WRITTEN TASK | Check every line of the material below for "this". Give the number of lines that have it, and only that.

SUPPLIED DATA |
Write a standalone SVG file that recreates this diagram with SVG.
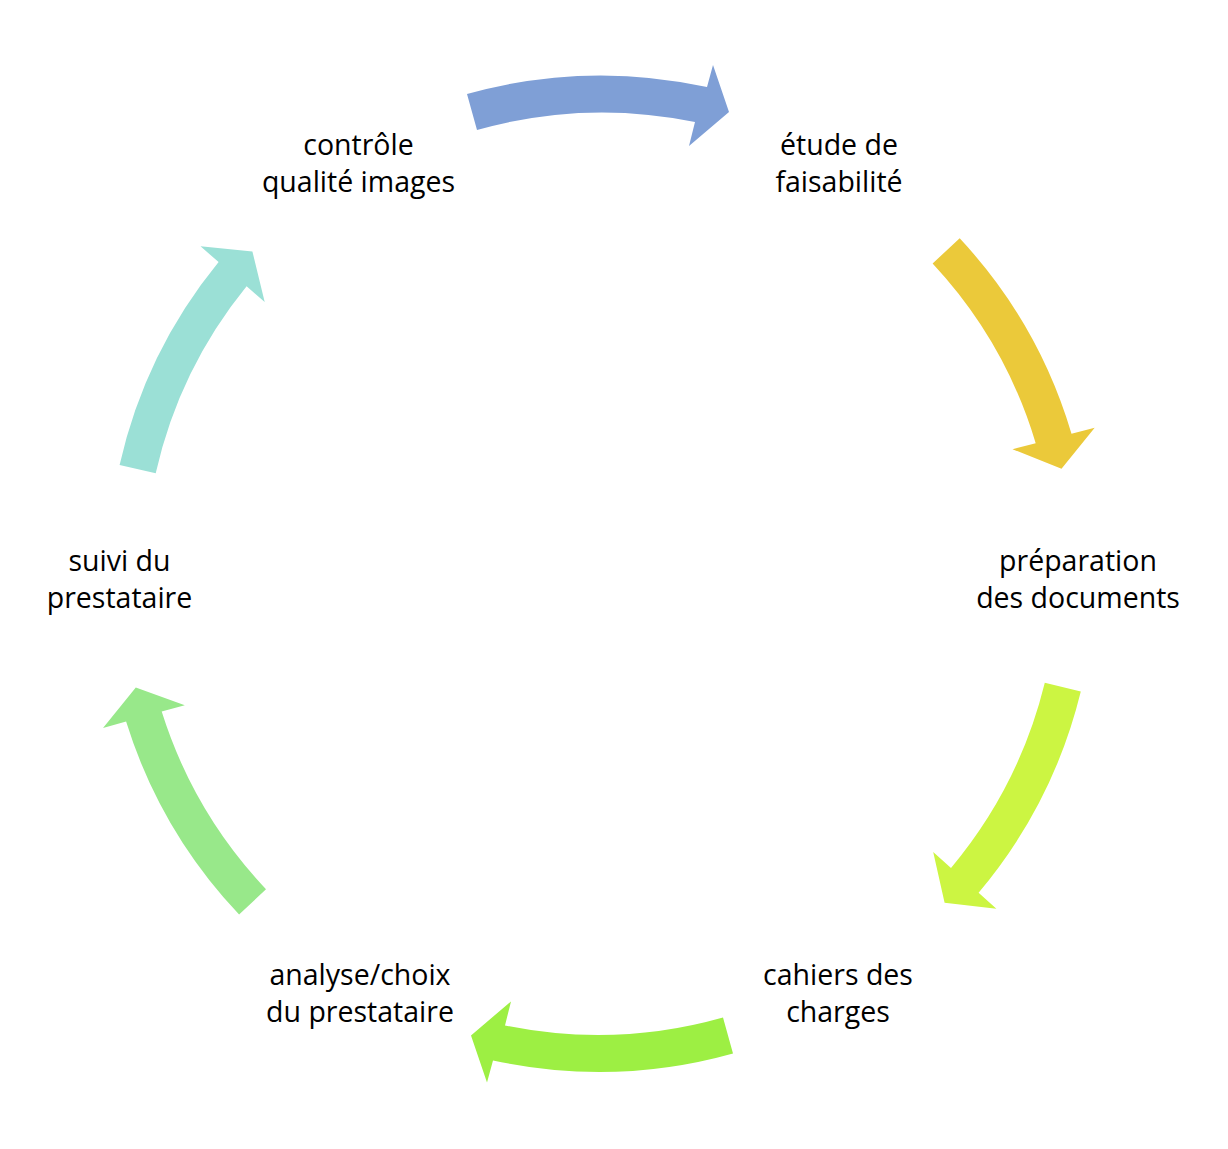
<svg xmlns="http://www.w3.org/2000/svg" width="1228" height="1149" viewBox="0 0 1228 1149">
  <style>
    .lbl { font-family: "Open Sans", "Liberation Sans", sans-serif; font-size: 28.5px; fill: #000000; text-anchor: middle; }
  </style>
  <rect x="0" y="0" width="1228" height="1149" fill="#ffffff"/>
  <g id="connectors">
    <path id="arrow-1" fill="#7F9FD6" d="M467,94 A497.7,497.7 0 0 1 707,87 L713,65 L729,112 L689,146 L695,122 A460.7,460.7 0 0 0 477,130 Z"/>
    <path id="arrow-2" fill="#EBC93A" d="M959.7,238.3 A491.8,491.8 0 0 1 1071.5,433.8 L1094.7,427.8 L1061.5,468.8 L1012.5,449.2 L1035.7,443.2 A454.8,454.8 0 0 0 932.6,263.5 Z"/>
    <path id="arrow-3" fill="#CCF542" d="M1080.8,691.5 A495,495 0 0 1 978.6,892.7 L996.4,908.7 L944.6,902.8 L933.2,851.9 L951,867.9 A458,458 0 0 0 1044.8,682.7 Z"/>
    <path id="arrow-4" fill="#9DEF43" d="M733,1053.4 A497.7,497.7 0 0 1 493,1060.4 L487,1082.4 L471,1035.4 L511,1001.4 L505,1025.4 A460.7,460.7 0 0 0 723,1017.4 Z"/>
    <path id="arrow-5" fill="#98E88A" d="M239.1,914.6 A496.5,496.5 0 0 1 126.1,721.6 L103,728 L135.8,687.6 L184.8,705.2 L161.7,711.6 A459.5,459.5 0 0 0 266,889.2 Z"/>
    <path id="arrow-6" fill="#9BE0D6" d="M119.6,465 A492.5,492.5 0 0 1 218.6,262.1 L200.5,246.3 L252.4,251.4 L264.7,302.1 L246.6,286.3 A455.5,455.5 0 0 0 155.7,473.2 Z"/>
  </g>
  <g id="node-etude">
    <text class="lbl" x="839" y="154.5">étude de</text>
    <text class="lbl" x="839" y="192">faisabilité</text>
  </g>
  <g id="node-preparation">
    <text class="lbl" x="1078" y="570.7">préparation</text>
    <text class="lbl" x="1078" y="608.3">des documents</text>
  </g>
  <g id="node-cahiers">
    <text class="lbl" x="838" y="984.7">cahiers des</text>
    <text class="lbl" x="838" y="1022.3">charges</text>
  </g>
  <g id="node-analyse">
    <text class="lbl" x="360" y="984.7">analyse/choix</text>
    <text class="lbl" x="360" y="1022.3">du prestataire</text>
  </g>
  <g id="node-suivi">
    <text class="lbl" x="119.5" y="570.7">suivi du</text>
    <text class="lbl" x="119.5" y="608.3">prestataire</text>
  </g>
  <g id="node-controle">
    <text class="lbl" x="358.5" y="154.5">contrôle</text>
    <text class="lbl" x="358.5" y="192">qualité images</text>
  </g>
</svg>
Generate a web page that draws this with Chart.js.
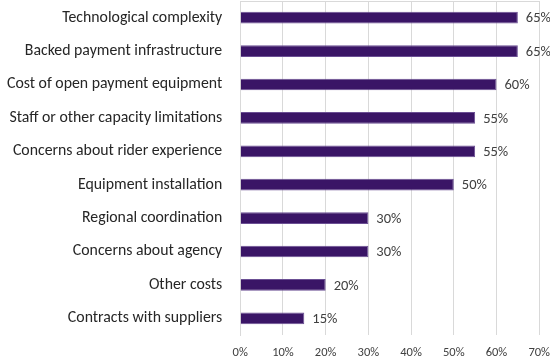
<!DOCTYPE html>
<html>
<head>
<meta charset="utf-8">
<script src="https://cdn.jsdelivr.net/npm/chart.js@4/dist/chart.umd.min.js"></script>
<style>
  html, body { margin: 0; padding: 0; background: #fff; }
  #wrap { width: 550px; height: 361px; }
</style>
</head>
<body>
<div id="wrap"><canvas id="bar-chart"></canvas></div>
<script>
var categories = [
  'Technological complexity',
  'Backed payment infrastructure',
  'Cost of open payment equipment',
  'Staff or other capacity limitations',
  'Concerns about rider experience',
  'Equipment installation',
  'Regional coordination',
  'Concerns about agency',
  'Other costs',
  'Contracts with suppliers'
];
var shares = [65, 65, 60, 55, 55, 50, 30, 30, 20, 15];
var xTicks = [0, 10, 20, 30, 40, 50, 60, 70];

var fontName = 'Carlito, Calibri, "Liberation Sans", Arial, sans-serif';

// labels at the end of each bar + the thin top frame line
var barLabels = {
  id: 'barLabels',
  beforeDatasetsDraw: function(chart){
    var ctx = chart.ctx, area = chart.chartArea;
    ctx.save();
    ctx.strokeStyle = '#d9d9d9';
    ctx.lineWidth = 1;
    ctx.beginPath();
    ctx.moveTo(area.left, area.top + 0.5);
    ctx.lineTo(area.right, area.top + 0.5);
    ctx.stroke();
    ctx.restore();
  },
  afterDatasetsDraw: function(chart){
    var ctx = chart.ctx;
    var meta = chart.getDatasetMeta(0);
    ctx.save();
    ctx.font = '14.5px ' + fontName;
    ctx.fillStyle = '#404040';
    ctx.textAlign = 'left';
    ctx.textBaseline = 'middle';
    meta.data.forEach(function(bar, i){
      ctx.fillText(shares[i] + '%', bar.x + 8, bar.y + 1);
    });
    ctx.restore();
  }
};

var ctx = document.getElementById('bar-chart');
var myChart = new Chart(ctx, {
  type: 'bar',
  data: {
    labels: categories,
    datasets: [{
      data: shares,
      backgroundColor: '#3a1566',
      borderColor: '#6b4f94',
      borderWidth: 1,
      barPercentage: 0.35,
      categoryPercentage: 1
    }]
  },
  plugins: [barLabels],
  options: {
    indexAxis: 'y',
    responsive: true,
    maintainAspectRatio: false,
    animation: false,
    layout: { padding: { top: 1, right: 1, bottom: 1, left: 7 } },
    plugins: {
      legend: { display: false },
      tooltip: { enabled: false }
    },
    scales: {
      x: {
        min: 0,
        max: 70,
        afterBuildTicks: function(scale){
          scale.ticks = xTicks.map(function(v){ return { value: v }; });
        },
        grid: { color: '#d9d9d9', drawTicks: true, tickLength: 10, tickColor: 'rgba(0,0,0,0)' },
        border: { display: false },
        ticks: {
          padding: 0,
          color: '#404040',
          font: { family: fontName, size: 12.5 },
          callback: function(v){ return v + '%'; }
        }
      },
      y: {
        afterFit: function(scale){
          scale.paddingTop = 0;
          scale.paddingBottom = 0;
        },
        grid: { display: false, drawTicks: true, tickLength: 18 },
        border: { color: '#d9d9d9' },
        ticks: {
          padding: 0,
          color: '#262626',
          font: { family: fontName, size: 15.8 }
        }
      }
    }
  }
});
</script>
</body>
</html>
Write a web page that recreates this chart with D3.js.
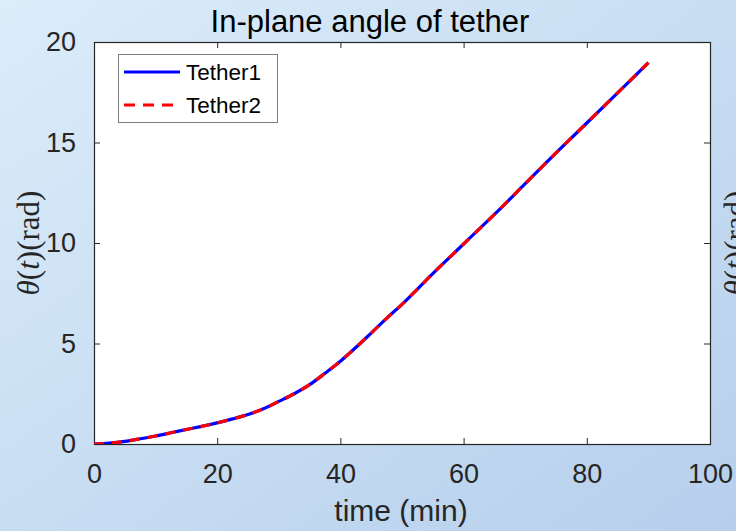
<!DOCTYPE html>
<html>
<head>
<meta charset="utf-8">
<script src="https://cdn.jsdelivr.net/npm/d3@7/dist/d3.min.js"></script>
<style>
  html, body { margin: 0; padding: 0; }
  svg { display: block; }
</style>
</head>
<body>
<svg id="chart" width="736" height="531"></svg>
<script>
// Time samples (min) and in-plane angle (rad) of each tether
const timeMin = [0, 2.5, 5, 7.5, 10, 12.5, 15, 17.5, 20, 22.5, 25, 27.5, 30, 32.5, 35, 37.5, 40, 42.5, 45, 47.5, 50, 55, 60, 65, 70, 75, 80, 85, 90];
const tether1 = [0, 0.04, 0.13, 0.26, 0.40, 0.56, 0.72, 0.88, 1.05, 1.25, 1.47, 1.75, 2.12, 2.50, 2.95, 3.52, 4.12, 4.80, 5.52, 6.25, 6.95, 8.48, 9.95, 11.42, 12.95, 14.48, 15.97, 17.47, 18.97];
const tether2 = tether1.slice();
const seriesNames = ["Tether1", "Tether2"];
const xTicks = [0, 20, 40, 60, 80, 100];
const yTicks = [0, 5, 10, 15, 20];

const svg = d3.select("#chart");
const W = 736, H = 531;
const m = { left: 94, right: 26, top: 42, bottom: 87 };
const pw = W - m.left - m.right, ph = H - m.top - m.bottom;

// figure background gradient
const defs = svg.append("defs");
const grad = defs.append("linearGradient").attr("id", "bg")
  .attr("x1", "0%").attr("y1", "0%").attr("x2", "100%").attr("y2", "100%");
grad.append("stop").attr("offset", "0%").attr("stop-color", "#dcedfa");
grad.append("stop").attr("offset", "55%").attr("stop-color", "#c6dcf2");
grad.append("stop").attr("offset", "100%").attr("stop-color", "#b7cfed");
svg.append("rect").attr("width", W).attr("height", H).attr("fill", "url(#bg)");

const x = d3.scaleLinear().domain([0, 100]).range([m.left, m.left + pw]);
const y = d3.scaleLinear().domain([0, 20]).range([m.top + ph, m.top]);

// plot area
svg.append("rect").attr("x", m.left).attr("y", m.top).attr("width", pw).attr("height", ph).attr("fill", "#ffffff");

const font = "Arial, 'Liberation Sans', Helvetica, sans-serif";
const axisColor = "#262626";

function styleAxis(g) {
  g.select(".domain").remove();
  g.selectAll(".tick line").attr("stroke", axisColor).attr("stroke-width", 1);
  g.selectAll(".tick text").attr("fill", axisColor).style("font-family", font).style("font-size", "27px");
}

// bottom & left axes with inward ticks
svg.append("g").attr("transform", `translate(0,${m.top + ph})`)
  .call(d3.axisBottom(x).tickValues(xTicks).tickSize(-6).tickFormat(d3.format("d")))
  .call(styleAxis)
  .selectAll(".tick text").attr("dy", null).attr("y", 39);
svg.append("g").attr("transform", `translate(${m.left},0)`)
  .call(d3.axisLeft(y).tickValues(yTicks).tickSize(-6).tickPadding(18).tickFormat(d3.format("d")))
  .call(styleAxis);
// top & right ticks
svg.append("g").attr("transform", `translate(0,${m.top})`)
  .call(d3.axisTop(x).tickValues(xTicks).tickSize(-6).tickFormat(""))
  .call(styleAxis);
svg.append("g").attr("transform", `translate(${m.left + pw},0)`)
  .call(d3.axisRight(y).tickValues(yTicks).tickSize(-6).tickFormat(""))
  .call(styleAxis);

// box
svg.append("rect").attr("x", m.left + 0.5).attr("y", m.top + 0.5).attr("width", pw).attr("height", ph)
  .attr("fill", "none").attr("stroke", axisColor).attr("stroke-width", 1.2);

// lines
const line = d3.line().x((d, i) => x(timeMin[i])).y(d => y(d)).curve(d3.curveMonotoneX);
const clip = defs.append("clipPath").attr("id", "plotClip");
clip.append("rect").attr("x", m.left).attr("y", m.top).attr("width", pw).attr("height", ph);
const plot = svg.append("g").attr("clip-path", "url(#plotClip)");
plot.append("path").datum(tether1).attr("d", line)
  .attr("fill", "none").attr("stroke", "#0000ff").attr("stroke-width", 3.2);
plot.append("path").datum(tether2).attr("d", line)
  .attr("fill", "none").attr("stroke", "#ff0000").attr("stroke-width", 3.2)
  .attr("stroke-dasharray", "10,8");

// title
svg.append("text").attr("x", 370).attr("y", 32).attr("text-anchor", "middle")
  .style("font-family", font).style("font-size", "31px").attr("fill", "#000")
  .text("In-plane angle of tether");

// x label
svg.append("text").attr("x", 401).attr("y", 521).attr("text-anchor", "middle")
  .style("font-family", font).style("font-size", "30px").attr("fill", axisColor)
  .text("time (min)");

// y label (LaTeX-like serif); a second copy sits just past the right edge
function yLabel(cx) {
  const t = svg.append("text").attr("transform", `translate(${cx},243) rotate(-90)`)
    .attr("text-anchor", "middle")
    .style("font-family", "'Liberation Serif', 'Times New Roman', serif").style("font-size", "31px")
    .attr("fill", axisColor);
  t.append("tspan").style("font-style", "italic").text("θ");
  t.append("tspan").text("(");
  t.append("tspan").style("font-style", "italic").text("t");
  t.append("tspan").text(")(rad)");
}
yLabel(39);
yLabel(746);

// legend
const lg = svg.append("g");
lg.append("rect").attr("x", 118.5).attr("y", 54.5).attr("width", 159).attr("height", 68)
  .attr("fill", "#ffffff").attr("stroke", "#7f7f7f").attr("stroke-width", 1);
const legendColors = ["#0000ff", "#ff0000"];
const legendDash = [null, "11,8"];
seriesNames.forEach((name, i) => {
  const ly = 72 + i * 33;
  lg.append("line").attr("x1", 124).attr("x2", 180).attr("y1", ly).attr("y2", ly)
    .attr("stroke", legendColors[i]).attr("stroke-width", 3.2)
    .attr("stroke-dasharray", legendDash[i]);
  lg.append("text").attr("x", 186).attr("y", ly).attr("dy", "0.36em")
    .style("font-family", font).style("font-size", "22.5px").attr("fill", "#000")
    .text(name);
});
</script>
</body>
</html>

REPLY TO THE TASK | 3